I was holding him when it happened.
I had allowed a bit of peace come over me as we were finally at urgent care where a doctor could help my little boy. A very kind-hearted nurse had just left the room after giving Jonas, my three-year-old son, ibuprofen for his increasing temperature. And he even made her laugh despite the fact that his little body was worn out.
And then, moments later after making the nurse laugh, he turned around in my arms, and his body went stiff…and began shaking.
“Focus,” I told myself.
“Lay him on his side. Protect his head. Get help. Then let him have his seizure because there’s nothing you can do.”
That’s what I heard instantly in my head in the five seconds it took me to lay him down and call a doctor for help.
Doctors and nurses came and I had to just let it happen.
It was completely out of my control.
As tears rolled down my face, my son endured his third seizure. I had to step out of the room.
It is beyond difficult to live through those two minutes during the seizure and 10 minutes in his postictal state. I had to let his body do what it was going to do. Even worse, the doctors couldn’t stop it.
I focused on the ony thing I could control…me.
Despite the tears rolling down my face, I steadied my breathing, regained composure and entered back into the room where my son endured this. I waited for his eyes to open.
I knew, if I let myself think about it, the tears would roll again. So, instead I focused on what I had to do.
Be there for him.
As the paramedics loaded him in his car seat so they could transport him to the hospital, he finally showed an awareness of what was going on…he was scared and didn’t want to be in that seat. That’s when I knew he was coming back to us.
I hated this. But, as in all difficult challenges in life, we had a choice. To be courageous despite fear for our son. To be steady and focused. To be composed. And, to be there for him even when we couldn’t control the circumstances or outcome.
I found strength in that moment. I found strength in me.
I don’t ever want anything bad to happen to my son, but I do know it is the most difficult challenges in life that test us, that call us, that even beg for us to be our strongest person.
And, if I can find courage, focus and composure in a time like that, there’s really nothing I can’t handle.

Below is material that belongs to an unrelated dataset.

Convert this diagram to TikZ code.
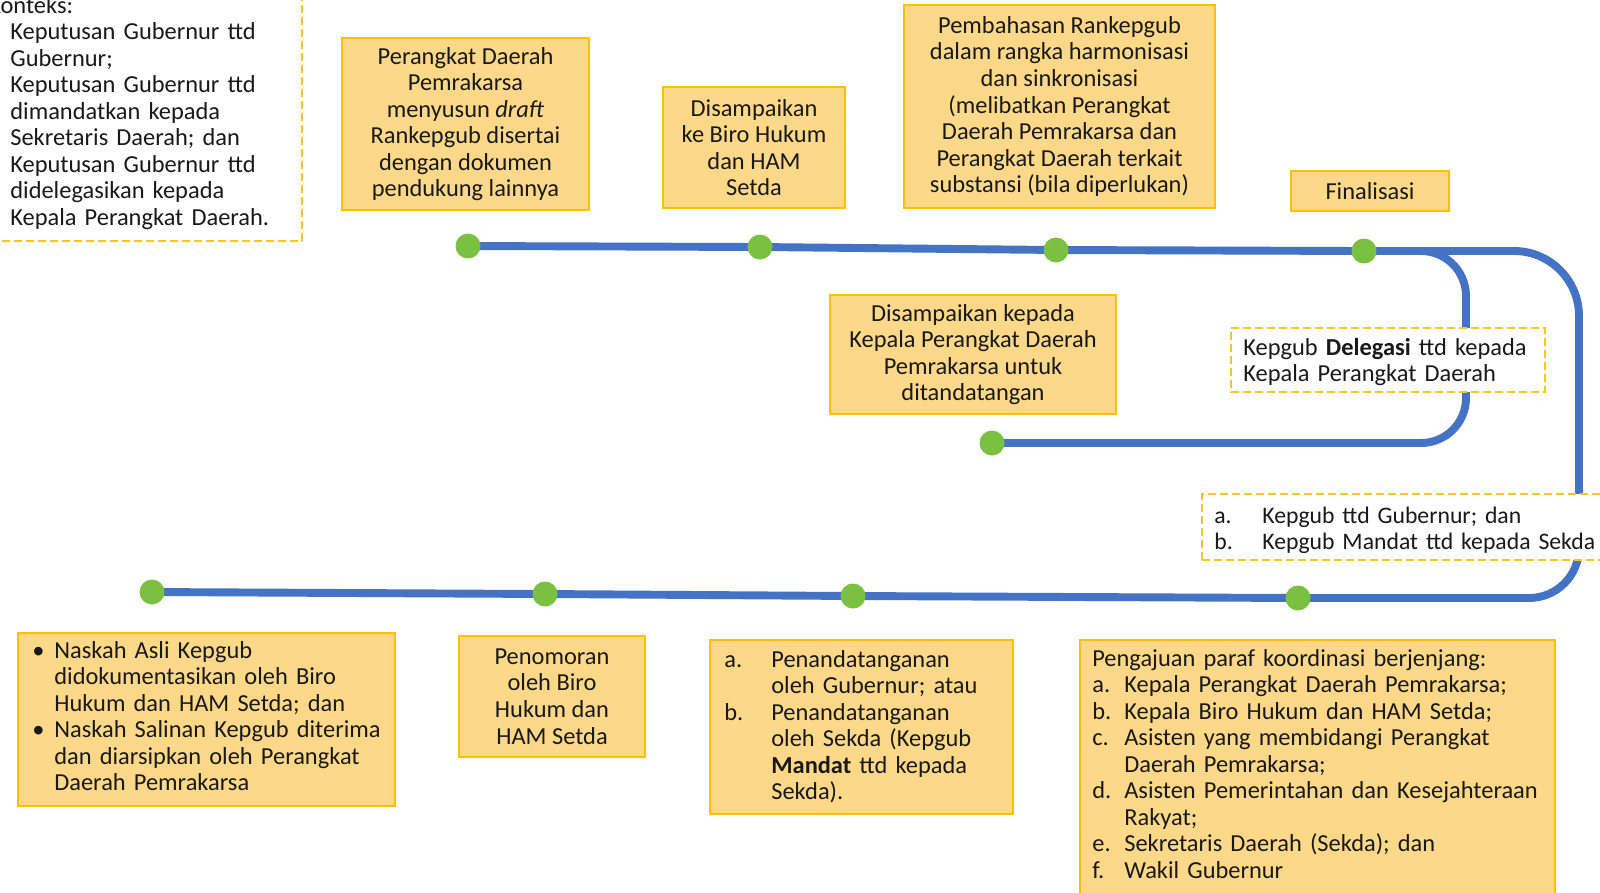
\documentclass[tikz,border=0pt]{standalone}
\usepackage{fontspec}
\setmainfont{Carlito}
\newlength\pxl
\setlength\pxl{0.02cm}
\definecolor{boxfill}{RGB}{253,216,136}
\definecolor{boxline}{RGB}{255,192,0}
\definecolor{flow}{RGB}{68,114,196}
\definecolor{dotg}{RGB}{122,193,66}
\definecolor{dashc}{RGB}{250,196,40}
\definecolor{ink}{RGB}{25,25,25}
\begin{document}
\begin{tikzpicture}[x=0.02cm,y=-0.02cm,
  font=\fontsize{13.9pt}{15.1pt}\selectfont, text=ink,
  box/.style={draw=boxline, fill=boxfill, line width=1.3pt, inner sep=0pt, align=center},
  dbox/.style={draw=dashc, fill=white, line width=1.1pt, dash pattern=on 0.16cm off 0.08cm, inner sep=0pt},
  sz/.style 2 args={minimum width=#1*0.02cm, minimum height=#2*0.02cm},
  txt/.style={inner sep=0pt, anchor=base west, align=left, text width=#1*0.02cm},
  flowline/.style={draw=flow, line width=4.5pt},
  dot/.style={circle, fill=dotg, inner sep=0pt, minimum size=0.5cm}]
\useasboundingbox (0,0) rectangle (1600,893);

% timeline points
\coordinate (p1) at (468,246);
\coordinate (p2) at (760,247);
\coordinate (p3) at (1056,250);
\coordinate (p4) at (1364,251);
\coordinate (p5) at (992,443);
\coordinate (p6) at (1298,598);
\coordinate (p7) at (853,596);
\coordinate (p8) at (545,594);
\coordinate (p9) at (152,592);
\coordinate (c1) at (1466,251);
\coordinate (c2) at (1466,443);
\coordinate (c3) at (1579,251);
\coordinate (c4) at (1579,598);

% lines
\draw[flowline] (p1) -- (p2) -- (p3) -- (p4);
\draw[flowline, rounded corners=0.9cm] (p4) -- (c1) -- (c2) -- (p5);
\draw[flowline] (p4) [rounded corners=1.3cm] -- (c3) [rounded corners=1.0cm] -- (c4) -- (p6) -- (p7) -- (p8) -- (p9);

% top-left context box
\node[dbox, sz={360}{300}, anchor=south east] (b0) at (303,242) {};
\node[txt=320] (t0) at (10,13) {\hspace*{-22\pxl}Konteks:\\Keputusan Gubernur ttd\\Gubernur;\\Keputusan Gubernur ttd\\dimandatkan kepada\\Sekretaris Daerah; dan\\Keputusan Gubernur ttd\\didelegasikan kepada\\Kepala Perangkat Daerah.};

% top boxes
\node[box, sz={247}{172}] (b1) at (465.5,124) {Perangkat Daerah\\Pemrakarsa\\menyusun \textit{draft}\\Rankepgub disertai\\dengan dokumen\\pendukung lainnya};
\node[box, sz={182}{121}] (b2) at (754,147.5) {Disampaikan\\ke Biro Hukum\\dan HAM\\Setda};
\node[box, sz={311}{203}] (b3) at (1059.5,106.5) {Pembahasan Rankepgub\\dalam rangka harmonisasi\\dan sinkronisasi\\(melibatkan Perangkat\\Daerah Pemrakarsa dan\\Perangkat Daerah terkait\\substansi (bila diperlukan)};
\node[box, sz={158}{40}] (b4) at (1370,191) {Finalisasi};

% middle
\node[box, sz={286}{119}] (b5) at (973,354.5) {Disampaikan kepada\\Kepala Perangkat Daerah\\Pemrakarsa untuk\\ditandatangan};
\node[dbox, sz={314}{64}] (b6) at (1388,360) {};
\node[txt=300] (t6) at (1243,355) {Kepgub \textbf{Delegasi} ttd kepada\\Kepala Perangkat Daerah};
\node[dbox, sz={418}{66}] (b7) at (1411,527) {};
\node[txt=400, font=\fontsize{13.5pt}{15.1pt}\selectfont] (t7) at (1214,523) {\makebox[48\pxl][l]{a.}Kepgub ttd Gubernur; dan\\\makebox[48\pxl][l]{b.}Kepgub Mandat ttd kepada Sekda};

% bottom boxes
\node[box, sz={377}{173}] (b8) at (206.5,719.5) {};
\node[txt=360] (t8) at (32,658) {\makebox[22\pxl][l]{\textbullet}Naskah Asli Kepgub\\\hspace*{22\pxl}didokumentasikan oleh Biro\\\hspace*{22\pxl}Hukum dan HAM Setda; dan\\\makebox[22\pxl][l]{\textbullet}Naskah Salinan Kepgub diterima\\\hspace*{22\pxl}dan diarsipkan oleh Perangkat\\\hspace*{22\pxl}Daerah Pemrakarsa};
\node[box, sz={186}{121}] (b9) at (552,696.5) {Penomoran\\oleh Biro\\Hukum dan\\HAM Setda};
\node[box, sz={303}{174}] (b10) at (861.5,727) {};
\node[txt=290] (t10) at (724,667) {\makebox[47\pxl][l]{a.}Penandatanganan\\\hspace*{47\pxl}oleh Gubernur; atau\\\makebox[47\pxl][l]{b.}Penandatanganan\\\hspace*{47\pxl}oleh Sekda (Kepgub\\\hspace*{47\pxl}\textbf{Mandat} ttd kepada\\\hspace*{47\pxl}Sekda).};
\node[box, sz={475}{270}] (b11) at (1317.5,775) {};
\node[txt=460] (t11) at (1092,666) {Pengajuan paraf koordinasi berjenjang:\\\makebox[32\pxl][l]{a.}Kepala Perangkat Daerah Pemrakarsa;\\\makebox[32\pxl][l]{b.}Kepala Biro Hukum dan HAM Setda;\\\makebox[32\pxl][l]{c.}Asisten yang membidangi Perangkat\\\hspace*{32\pxl}Daerah Pemrakarsa;\\\makebox[32\pxl][l]{d.}Asisten Pemerintahan dan Kesejahteraan\\\hspace*{32\pxl}Rakyat;\\\makebox[32\pxl][l]{e.}Sekretaris Daerah (Sekda); dan\\\makebox[32\pxl][l]{f.}Wakil Gubernur};

% dots
\node[dot] (d1) at (p1) {};
\node[dot] (d2) at (p2) {};
\node[dot] (d3) at (p3) {};
\node[dot] (d4) at (p4) {};
\node[dot] (d5) at (p5) {};
\node[dot] (d6) at (p6) {};
\node[dot] (d7) at (p7) {};
\node[dot] (d8) at (p8) {};
\node[dot] (d9) at (p9) {};
\end{tikzpicture}
\end{document}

As we return to normalcy tomorrow, I keep things in perspective and am reminded of what I am really capable of.
And, I have a heart of gratitude because my son is now on the mend. There is still the uncertainty of future seizures, but his smile is back and he is back to his old self, always making others smile. (He actually picked up his humor and kindness at the hospital when he called the nurse “pumpkin.”)
Gratitude. Courage. Composure. Focus. Strength. That is what I choose.